Tedford doesn’t play!
He thinks speed is the key. Well speed plus size are the keys and he looses out to USC,UCLA Oregon and now AZ State on those type of players. I don’t know if it’s the lousy facilities at Berkeley or his humble demeaner when he recruits. Whatever it is, until he can get that 6’4″ receiver with great speed or a line backer thats taller then 6″2″ or a defensive line and secondary that wants to put the hurt to somebody then except the fact that we are not an elite team.
December 3rd, 2007 at 1:56 pm
I have been a Cal Football fan since the sixties. And I haven’t enjoyed such a 6 year run, basically because Cal hasn’t played so well for so long a stretch of years in my lifetime.

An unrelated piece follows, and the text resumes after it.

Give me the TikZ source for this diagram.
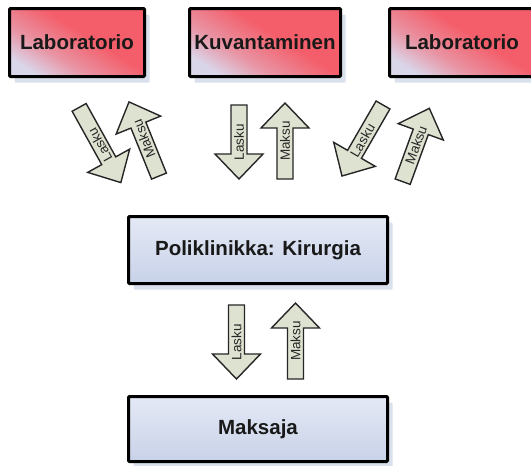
\documentclass[tikz,border=0pt]{standalone}
\usepackage{fontspec}
\setmainfont{Liberation Sans}
\usetikzlibrary{shadows}
\definecolor{redtop}{RGB}{244,94,106}
\definecolor{redlow}{RGB}{218,214,234}
\colorlet{redmid}{redtop!55!redlow}
\definecolor{bluetop}{RGB}{228,233,245}
\definecolor{bluelow}{RGB}{200,210,232}
\definecolor{shadowc}{RGB}{218,225,236}
\definecolor{arrowfill}{RGB}{222,226,208}
\pgfdeclarehorizontalshading{redgrad}{100bp}{color(0bp)=(redlow); color(24bp)=(redlow); color(38bp)=(redmid); color(56bp)=(redtop); color(100bp)=(redtop)}
\tikzset{
  box/.style={draw=black, line width=3pt, rounded corners=1pt, inner sep=0pt,
    font=\bfseries\fontsize{20.5}{24}\selectfont, text=black!90,
    drop shadow={shadow xshift=5pt, shadow yshift=-6pt, fill=shadowc, opacity=1}},
  redbox/.style={box, shading=redgrad, shading angle=58},
  bluebox/.style={box, shading=axis, top color=bluetop, bottom color=bluelow},
  barrow/.style={draw=black!85, fill=arrowfill, line width=1.4pt, line join=miter},
  alabel/.style={inner sep=0pt, font=\fontsize{13.5}{15}\selectfont, text=black!85}
}
% #1 name, #2 x, #3 y, #4 arrow angle, #5 length, #6 label, #7 label angle
\newcommand{\blockarr}[7]{%
  \begin{scope}[shift={(#2,#3)}, rotate=#4]
    \draw[barrow] (-#5/2,-8) -- (#5/2-25,-8) -- (#5/2-25,-24) -- (#5/2,0)
      -- (#5/2-25,24) -- (#5/2-25,8) -- (-#5/2,8) -- cycle;
  \end{scope}
  \node[alabel, rotate=#7] (#1) at (#2,#3) {#6};
}
\begin{document}
\begin{tikzpicture}[x=1pt,y=1pt]
\useasboundingbox (0,0) rectangle (531,-466);
\clip (0,0) rectangle (531,-466);
\fill[white] (0,0) rectangle (531,-466);

% top boxes
\node[redbox, minimum width=135pt, minimum height=68pt] (lab1) at (77,-42.5) {Laboratorio};
\node[redbox, minimum width=151pt, minimum height=68pt] (kuv) at (265,-42.5) {Kuvantaminen};
\node[redbox, minimum width=145pt, minimum height=68pt] (lab2) at (462,-42.5) {Laboratorio};

% middle and bottom boxes
\node[bluebox, minimum width=259pt, minimum height=67pt] (poli) at (258,-250) {Poliklinikka: Kirurgia};
\node[bluebox, minimum width=259pt, minimum height=65pt] (maks) at (258,-429) {Maksaja};

% block arrows
\blockarr{lasku1}{100}{-145}{-61}{86}{Lasku}{119}
\blockarr{maksu1}{144}{-139}{112}{80}{Maksu}{112}
\blockarr{lasku2}{239}{-142}{-90}{74}{Lasku}{90}
\blockarr{maksu2}{285}{-141}{90}{76}{Maksu}{90}
\blockarr{lasku3}{362.5}{-140.5}{-120}{82}{Lasku}{60}
\blockarr{maksu3}{416}{-145}{70}{78}{Maksu}{70}
\blockarr{lasku4}{236.5}{-342}{-90}{74}{Lasku}{90}
\blockarr{maksu4}{295.5}{-341}{90}{76}{Maksu}{90}
\end{tikzpicture}
\end{document}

My disappointment with this team must therefore be tempered by the fact that MY EXPECTATIONS for Cal football this year were very high, much higher than any other time in my life. I got used mediocrity at Cal all those years in the 60’s, 70’s, 80’s and 90’s. Tedford changed all that. So let’s face it. We’ve all been spoiled! The notion that Cal is a perennial Pac-10 contender is pretty heady stuff for us. And who doesn’t love it! We’ve been eating s–t from the Trojans for years and now we want ours. BEAR FANS ARE HUNGRY! So inspite of the quit in this year’s football team, I REMAIN a solid BEAR fan. I live and work in Southern California and I still wear my Cal hat and shirts out in public proudly. We have something good going on and a one year let down out of the last six is not going to change my view of Tedford and his staff.
Let them mull it over in the off season, let them figure out what needs to change. I’m pretty confident that they will storm back. I fully expect all the ESPN talking heads to be negative about the Cal Football program, and a lowered Pre- Season ranking next only works in our FAVOR! I look forward to the BEARS storming back into the spotlight. “The best is yet to come.”

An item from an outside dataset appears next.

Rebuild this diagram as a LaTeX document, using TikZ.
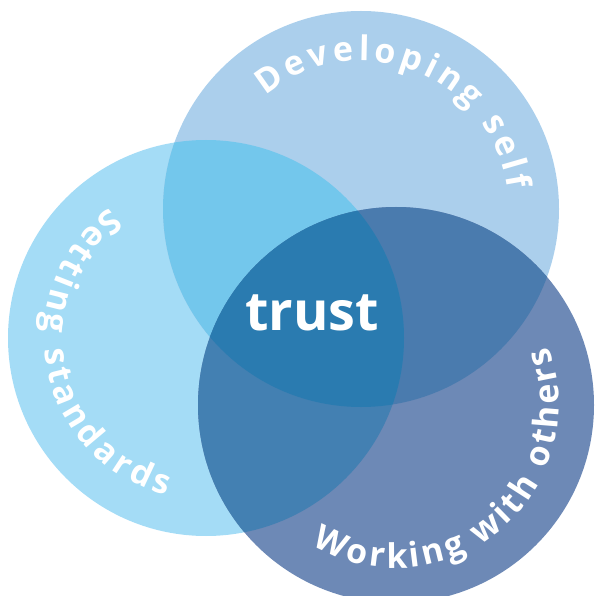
\documentclass[tikz,border=0pt]{standalone}
\usepackage{fontspec}
\setmainfont{Open Sans}
\usetikzlibrary{decorations.text}

% region colours of the three-set diagram
\definecolor{devC}{HTML}{ABCFEC}
\definecolor{setC}{HTML}{A4DCF6}
\definecolor{workC}{HTML}{6D89B6}
\definecolor{devsetC}{HTML}{73C7EC}
\definecolor{devworkC}{HTML}{4A7BAE}
\definecolor{setworkC}{HTML}{4380B2}
\definecolor{coreC}{HTML}{2A7BB0}

\newcommand\lblfont{\fontsize{34}{34}\selectfont\bfseries}

\tikzset{
  arclabel/.style={decorate, decoration={text along path, text={|\lblfont|#1},
      text color=white, text align=fit to path}},
}

\begin{document}
\begin{tikzpicture}[x=1pt,y=1pt]
\useasboundingbox (0,0) rectangle (597,595);
\clip (0,0) rectangle (597,595);

\coordinate (dev)  at (361,386);
\coordinate (set)  at (206,257);
\coordinate (work) at (396,190);
\def\R{198pt}

% single-set areas
\fill[setC]  (set)  circle[radius=\R];
\fill[devC]  (dev)  circle[radius=\R];
\fill[workC] (work) circle[radius=\R];

% pairwise overlaps
\begin{scope}
  \clip (dev) circle[radius=\R];
  \fill[devsetC] (set) circle[radius=\R];
  \fill[devworkC] (work) circle[radius=\R];
\end{scope}
\begin{scope}
  \clip (set) circle[radius=\R];
  \fill[setworkC] (work) circle[radius=\R];
\end{scope}

% common core
\begin{scope}
  \clip (dev) circle[radius=\R];
  \clip (set) circle[radius=\R];
  \fill[coreC] (work) circle[radius=\R];
\end{scope}

% curved labels
\path[arclabel={Developing self}]
  (dev) ++(130:148pt) arc[start angle=130, end angle=7.5, radius=148pt];
\path[arclabel={Setting standards}]
  (set) ++(126.5:162pt) arc[start angle=126.5, end angle=256, radius=162pt];
\path[arclabel={Working with others}]
  (work) ++(239:163pt) arc[start angle=239, end angle=381, radius=163pt];

\node[text=white, font=\fontsize{54}{54}\selectfont\bfseries] (trust) at (312,282) {trust};
\end{tikzpicture}
\end{document}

One thing, however, the entire team and staff owes Justin Forsett an apology. He’s the only player on this team that played with consistent fire and desire ALL season long. Go Bears!

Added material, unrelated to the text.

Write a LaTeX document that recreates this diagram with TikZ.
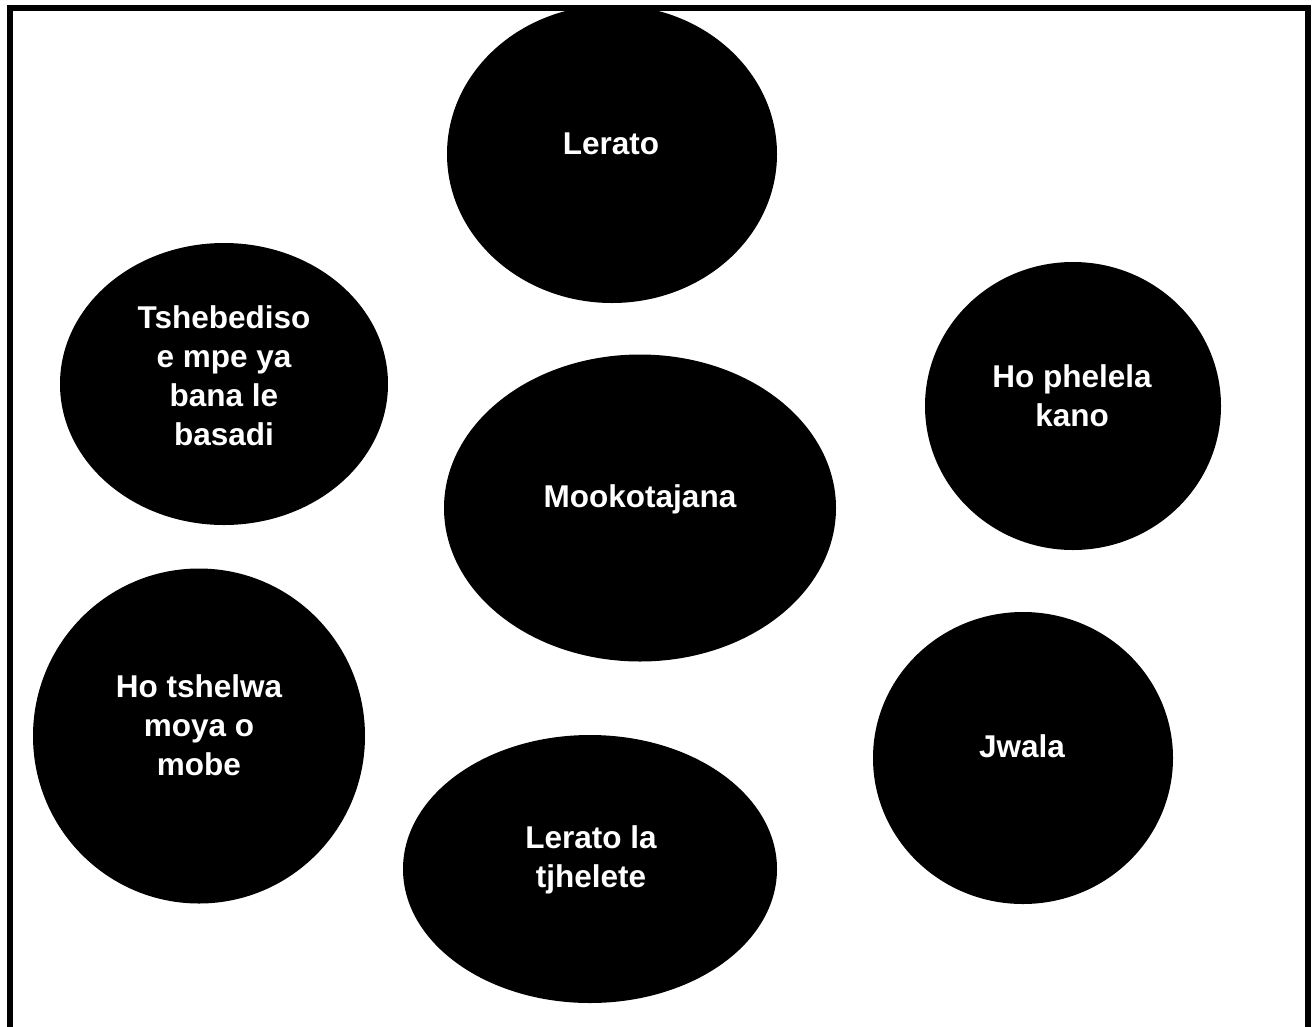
\documentclass[tikz,border=0pt]{standalone}
\usepackage{fontspec}
\setmainfont{Liberation Sans}
\usetikzlibrary{shapes.geometric}
\tikzset{
  blob/.style={ellipse, fill=black, draw=none, inner sep=0pt},
  lbl/.style={text=white, font=\fontsize{31.5}{39}\selectfont\bfseries, align=center, anchor=base, inner sep=0pt},
  frameline/.style={line width=6pt, draw=black, line join=miter}
}
\begin{document}
\begin{tikzpicture}[x=1pt,y=-1pt]
\useasboundingbox (0,0) rectangle (1312,1026);
\node[blob, minimum width=330pt, minimum height=298pt] (lerato) at (612,154) {};
\node[blob, minimum width=328pt, minimum height=282pt] (tsheb) at (224,384) {};
\node[blob, minimum width=296pt, minimum height=288pt] (phelela) at (1073,406) {};
\node[blob, minimum width=392pt, minimum height=307pt] (mook) at (640,508) {};
\node[blob, minimum width=332pt, minimum height=335pt] (tshelwa) at (199,736) {};
\node[blob, minimum width=300pt, minimum height=292pt] (jwala) at (1023,758) {};
\node[blob, minimum width=374pt, minimum height=268pt] (tjhelete) at (590,869) {};
\node[lbl] (tlerato) at (611,154) {Lerato};
\node[lbl] (ttsheb) at (224,445) {Tshebediso\\e mpe ya\\bana le\\basadi};
\node[lbl] (tphelela) at (1072,426) {Ho phelela\\kano};
\node[lbl] (tmook) at (640,507) {Mookotajana};
\node[lbl] (ttshelwa) at (199,775) {Ho tshelwa\\moya o\\mobe};
\node[lbl] (tjwala) at (1022,757) {Jwala};
\node[lbl] (ttjhelete) at (591,887) {Lerato la\\tjhelete};
\coordinate (fbl) at (10,1040);
\coordinate (ftl) at (10,8);
\coordinate (ftr) at (1308,8);
\coordinate (fbr) at (1308,1040);
\draw[frameline] (fbl) -- (ftl) -- (ftr) -- (fbr);
\end{tikzpicture}
\end{document}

December 3rd, 2007 at 4:26 pm
Ditto. My Cal years included the ’98 through the ’01 seasons under Tom Holmoe. This season — our worst under Tedford — was still better than the BEST season we have experienced under Holmoe during those years. In each of my years as a student, I held a season pass. I religiously went to every game. Even during that agonizing, painful, heart-wrenching 1-10 season that filled the fall of my senior year with a heartbreak every Saturday.
Tedford is a special coach. I knew this from the first play from scrimmage in my first game as an alum and Tedford’s first game at Cal, when Kyle Boller threw a screen pass to Terrell Williams who then threw a long pass to freshman David Gray who took the ball in 71 yards into the end zone en route to a 35-0 first quarter and a 70-22 victory. I knew this when we beat #3-ranked USC (remember how intimidating that ranking seemed then?) in triple overtime. I knew when we were a freshman mistake away from being the #1 team in the nation for the first time since dinosaurs picked up a pigskin. And I sure as hell am not forgetting this because of one lousy season.
We’ll be back. And when we are, I’d advise the opposing team to hire a good PR person. Cause it won’t look pretty.
December 4th, 2007 at 1:33 pm
Don’t fret, Cal fans. You could be saddled with a coach like Mike Stoops, who acts like an idiot on the sidelines, shows no sportsmanship, and says before our big rivalry game vs. ASU that the best rivalry is the Oklahoma-Texas game. Think about that–even if it’s true in an objective sense–would you want Tedford saying that the game against Stanford isn’t the best rivalry he’s ever been associated with? Our coach doesn’t consider the game that’s been going on since the end of the 19th century (before we were even a state) to be that big of a deal…and Arizona fans are stuck with this below-mediocre coach who has yet to produce a winning season for at least one more year. Count your blessings. I’d love for Tedford to be wearing cardinal & navy.